▶ _TASK STATEMENT_:
Leave out the pictures, and retype only the lines from the beginning of the material through the line that contains "(dates) at (3,46)", including both.

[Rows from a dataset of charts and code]
************
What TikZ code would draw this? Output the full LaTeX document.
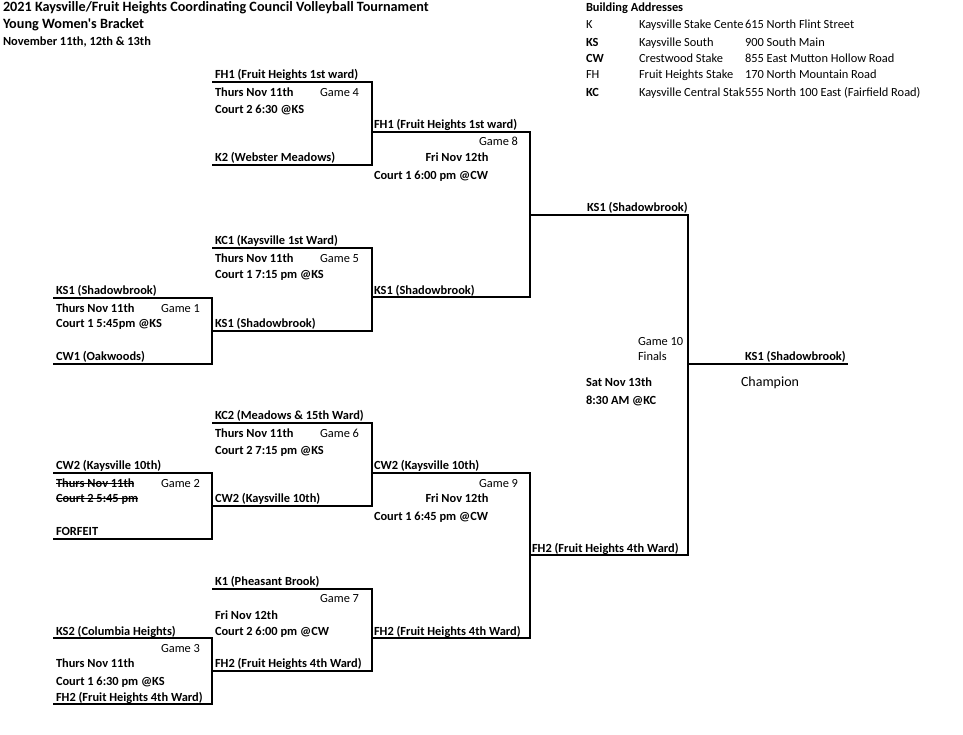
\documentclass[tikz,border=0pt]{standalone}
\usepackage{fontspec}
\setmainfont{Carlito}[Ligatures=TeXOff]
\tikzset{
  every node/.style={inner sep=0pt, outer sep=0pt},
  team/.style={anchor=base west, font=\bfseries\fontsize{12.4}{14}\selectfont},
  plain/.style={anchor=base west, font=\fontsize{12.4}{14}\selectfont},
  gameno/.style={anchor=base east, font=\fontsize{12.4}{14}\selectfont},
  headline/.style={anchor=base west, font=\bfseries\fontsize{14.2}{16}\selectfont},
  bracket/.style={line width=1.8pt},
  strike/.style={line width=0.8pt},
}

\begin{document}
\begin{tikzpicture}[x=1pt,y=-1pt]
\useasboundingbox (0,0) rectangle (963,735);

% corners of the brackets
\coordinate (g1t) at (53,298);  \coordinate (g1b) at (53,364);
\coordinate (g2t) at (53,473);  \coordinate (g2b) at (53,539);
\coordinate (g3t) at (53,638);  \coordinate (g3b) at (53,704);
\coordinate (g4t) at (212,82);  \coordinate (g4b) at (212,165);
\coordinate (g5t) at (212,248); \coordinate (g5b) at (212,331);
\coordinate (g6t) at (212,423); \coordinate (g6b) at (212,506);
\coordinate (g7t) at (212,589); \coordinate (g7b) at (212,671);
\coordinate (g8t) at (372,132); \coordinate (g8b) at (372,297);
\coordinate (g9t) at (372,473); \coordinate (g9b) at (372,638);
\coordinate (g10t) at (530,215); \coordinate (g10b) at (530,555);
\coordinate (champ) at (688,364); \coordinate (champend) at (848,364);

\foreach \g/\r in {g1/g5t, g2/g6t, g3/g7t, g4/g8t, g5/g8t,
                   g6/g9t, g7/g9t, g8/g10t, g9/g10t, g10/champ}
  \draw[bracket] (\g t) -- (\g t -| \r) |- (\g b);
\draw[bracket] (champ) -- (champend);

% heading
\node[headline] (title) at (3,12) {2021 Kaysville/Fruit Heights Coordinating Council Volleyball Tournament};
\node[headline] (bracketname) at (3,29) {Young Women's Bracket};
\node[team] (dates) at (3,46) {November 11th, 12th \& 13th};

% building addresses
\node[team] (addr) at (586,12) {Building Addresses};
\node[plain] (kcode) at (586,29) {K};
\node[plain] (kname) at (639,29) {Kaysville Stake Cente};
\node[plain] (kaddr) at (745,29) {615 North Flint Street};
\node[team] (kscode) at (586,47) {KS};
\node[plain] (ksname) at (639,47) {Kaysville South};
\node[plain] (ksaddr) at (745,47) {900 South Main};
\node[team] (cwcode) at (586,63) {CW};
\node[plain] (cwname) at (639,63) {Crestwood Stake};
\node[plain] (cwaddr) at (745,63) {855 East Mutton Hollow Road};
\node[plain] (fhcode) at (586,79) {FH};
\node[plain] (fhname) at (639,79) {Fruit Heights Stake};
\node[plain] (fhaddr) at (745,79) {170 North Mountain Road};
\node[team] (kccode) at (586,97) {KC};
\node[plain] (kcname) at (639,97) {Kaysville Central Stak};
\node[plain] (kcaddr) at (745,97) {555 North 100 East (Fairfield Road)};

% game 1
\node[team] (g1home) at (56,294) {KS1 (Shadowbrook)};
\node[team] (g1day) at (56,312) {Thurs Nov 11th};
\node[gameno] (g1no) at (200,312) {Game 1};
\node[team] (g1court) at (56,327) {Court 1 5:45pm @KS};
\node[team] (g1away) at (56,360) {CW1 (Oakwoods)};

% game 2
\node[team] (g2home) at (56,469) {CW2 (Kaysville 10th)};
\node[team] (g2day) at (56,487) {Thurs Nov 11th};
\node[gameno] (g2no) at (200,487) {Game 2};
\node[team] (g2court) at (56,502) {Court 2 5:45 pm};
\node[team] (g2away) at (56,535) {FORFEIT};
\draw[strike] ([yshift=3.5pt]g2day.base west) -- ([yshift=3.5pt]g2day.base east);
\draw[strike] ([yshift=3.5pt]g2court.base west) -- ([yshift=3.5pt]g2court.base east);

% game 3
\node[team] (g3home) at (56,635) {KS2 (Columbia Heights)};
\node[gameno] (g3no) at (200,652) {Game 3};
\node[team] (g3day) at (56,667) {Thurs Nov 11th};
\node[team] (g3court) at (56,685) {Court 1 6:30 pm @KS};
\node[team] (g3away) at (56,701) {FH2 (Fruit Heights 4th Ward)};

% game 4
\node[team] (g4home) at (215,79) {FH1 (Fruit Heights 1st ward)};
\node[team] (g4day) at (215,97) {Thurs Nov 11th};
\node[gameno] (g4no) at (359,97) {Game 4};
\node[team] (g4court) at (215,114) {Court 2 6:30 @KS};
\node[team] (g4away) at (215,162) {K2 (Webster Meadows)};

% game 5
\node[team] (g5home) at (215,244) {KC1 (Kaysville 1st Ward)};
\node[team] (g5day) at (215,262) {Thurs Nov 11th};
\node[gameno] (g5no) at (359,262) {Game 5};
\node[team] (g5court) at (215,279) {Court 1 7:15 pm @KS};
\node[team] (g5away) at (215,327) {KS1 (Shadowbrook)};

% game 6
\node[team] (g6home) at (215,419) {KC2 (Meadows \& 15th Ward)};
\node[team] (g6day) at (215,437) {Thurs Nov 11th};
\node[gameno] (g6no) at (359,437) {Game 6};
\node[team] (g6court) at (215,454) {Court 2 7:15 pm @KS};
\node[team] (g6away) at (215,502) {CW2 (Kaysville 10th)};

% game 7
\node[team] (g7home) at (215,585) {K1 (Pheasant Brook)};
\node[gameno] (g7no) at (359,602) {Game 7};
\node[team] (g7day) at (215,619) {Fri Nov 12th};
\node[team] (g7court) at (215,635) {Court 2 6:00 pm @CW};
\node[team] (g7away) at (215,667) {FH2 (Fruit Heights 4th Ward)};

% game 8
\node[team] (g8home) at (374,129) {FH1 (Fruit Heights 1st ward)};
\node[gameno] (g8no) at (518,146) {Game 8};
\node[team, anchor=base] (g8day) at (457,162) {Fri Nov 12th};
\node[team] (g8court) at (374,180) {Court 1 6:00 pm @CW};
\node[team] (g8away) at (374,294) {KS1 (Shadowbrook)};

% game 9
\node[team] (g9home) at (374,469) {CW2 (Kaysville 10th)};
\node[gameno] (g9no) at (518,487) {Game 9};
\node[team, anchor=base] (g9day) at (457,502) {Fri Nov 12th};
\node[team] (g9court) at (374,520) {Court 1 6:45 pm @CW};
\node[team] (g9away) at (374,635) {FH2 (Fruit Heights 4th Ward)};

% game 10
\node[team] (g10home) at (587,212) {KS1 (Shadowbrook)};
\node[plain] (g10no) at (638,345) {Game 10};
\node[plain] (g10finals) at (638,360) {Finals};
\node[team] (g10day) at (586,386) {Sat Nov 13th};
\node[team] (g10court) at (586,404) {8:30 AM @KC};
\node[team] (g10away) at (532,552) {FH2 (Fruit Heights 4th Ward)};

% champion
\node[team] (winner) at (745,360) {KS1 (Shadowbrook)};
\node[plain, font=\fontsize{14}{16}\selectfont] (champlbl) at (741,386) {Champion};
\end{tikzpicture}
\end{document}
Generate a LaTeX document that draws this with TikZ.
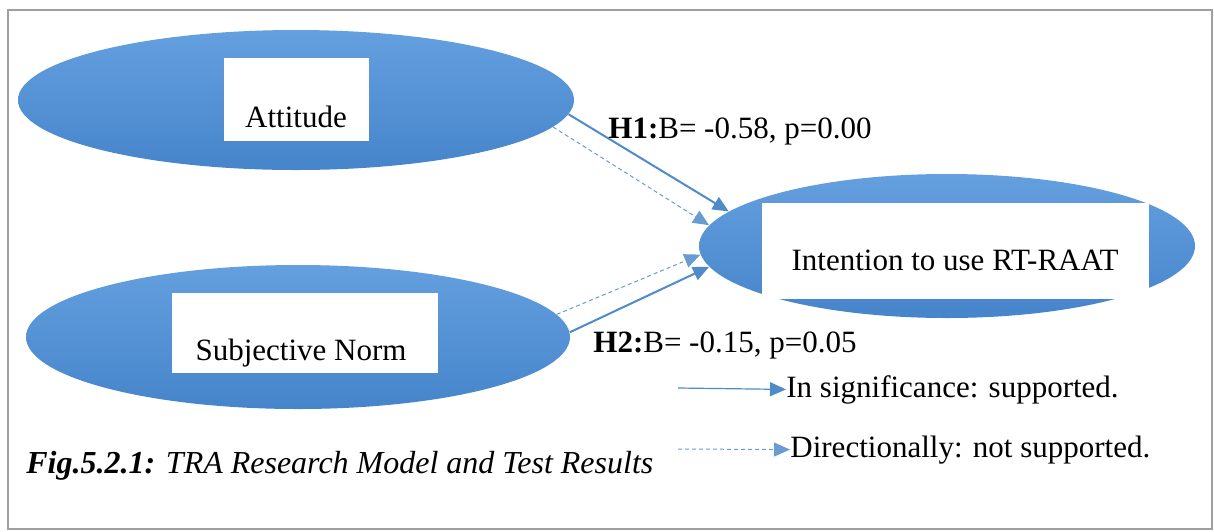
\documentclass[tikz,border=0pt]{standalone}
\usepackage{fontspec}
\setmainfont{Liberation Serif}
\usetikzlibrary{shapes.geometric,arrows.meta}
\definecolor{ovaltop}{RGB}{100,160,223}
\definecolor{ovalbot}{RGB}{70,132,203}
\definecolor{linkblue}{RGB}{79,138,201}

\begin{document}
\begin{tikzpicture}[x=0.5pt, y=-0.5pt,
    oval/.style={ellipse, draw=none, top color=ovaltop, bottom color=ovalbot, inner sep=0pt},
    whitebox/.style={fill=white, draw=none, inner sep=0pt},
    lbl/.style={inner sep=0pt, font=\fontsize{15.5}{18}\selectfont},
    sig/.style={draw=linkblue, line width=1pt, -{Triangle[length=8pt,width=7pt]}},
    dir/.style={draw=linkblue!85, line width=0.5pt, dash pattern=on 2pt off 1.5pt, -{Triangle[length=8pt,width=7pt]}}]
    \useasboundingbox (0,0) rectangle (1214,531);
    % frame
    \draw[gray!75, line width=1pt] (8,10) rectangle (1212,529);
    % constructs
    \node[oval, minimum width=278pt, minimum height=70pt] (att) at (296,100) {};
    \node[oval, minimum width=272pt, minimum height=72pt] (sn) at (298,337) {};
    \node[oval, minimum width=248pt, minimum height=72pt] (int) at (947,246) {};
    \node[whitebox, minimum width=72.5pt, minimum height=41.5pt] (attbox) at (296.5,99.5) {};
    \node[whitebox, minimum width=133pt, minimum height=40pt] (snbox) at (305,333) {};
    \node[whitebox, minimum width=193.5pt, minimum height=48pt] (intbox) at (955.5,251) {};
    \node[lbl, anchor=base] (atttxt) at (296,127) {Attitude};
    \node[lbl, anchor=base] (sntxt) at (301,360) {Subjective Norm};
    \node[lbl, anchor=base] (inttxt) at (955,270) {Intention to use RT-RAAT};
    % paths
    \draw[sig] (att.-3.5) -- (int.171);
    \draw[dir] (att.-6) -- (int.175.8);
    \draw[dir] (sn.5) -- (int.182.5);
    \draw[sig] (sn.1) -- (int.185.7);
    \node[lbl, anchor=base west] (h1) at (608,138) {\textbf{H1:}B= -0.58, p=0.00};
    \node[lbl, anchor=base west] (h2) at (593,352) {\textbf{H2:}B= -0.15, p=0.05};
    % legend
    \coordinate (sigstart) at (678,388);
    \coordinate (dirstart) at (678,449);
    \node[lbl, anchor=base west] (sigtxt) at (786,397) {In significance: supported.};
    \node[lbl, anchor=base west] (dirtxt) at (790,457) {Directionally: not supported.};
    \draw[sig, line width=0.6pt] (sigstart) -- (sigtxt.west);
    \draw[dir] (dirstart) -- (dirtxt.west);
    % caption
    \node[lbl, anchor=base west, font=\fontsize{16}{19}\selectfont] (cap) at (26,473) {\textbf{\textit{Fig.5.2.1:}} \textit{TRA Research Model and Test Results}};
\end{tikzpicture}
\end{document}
************
▶ _COMPLETE ANSWER_:
What TikZ code would draw this? Output the full LaTeX document.
\documentclass[tikz,border=0pt]{standalone}
\usepackage{fontspec}
\setmainfont{Carlito}[Ligatures=TeXOff]
\tikzset{
  every node/.style={inner sep=0pt, outer sep=0pt},
  team/.style={anchor=base west, font=\bfseries\fontsize{12.4}{14}\selectfont},
  plain/.style={anchor=base west, font=\fontsize{12.4}{14}\selectfont},
  gameno/.style={anchor=base east, font=\fontsize{12.4}{14}\selectfont},
  headline/.style={anchor=base west, font=\bfseries\fontsize{14.2}{16}\selectfont},
  bracket/.style={line width=1.8pt},
  strike/.style={line width=0.8pt},
}

\begin{document}
\begin{tikzpicture}[x=1pt,y=-1pt]
\useasboundingbox (0,0) rectangle (963,735);

% corners of the brackets
\coordinate (g1t) at (53,298);  \coordinate (g1b) at (53,364);
\coordinate (g2t) at (53,473);  \coordinate (g2b) at (53,539);
\coordinate (g3t) at (53,638);  \coordinate (g3b) at (53,704);
\coordinate (g4t) at (212,82);  \coordinate (g4b) at (212,165);
\coordinate (g5t) at (212,248); \coordinate (g5b) at (212,331);
\coordinate (g6t) at (212,423); \coordinate (g6b) at (212,506);
\coordinate (g7t) at (212,589); \coordinate (g7b) at (212,671);
\coordinate (g8t) at (372,132); \coordinate (g8b) at (372,297);
\coordinate (g9t) at (372,473); \coordinate (g9b) at (372,638);
\coordinate (g10t) at (530,215); \coordinate (g10b) at (530,555);
\coordinate (champ) at (688,364); \coordinate (champend) at (848,364);

\foreach \g/\r in {g1/g5t, g2/g6t, g3/g7t, g4/g8t, g5/g8t,
                   g6/g9t, g7/g9t, g8/g10t, g9/g10t, g10/champ}
  \draw[bracket] (\g t) -- (\g t -| \r) |- (\g b);
\draw[bracket] (champ) -- (champend);

% heading
\node[headline] (title) at (3,12) {2021 Kaysville/Fruit Heights Coordinating Council Volleyball Tournament};
\node[headline] (bracketname) at (3,29) {Young Women's Bracket};
\node[team] (dates) at (3,46) {November 11th, 12th \& 13th};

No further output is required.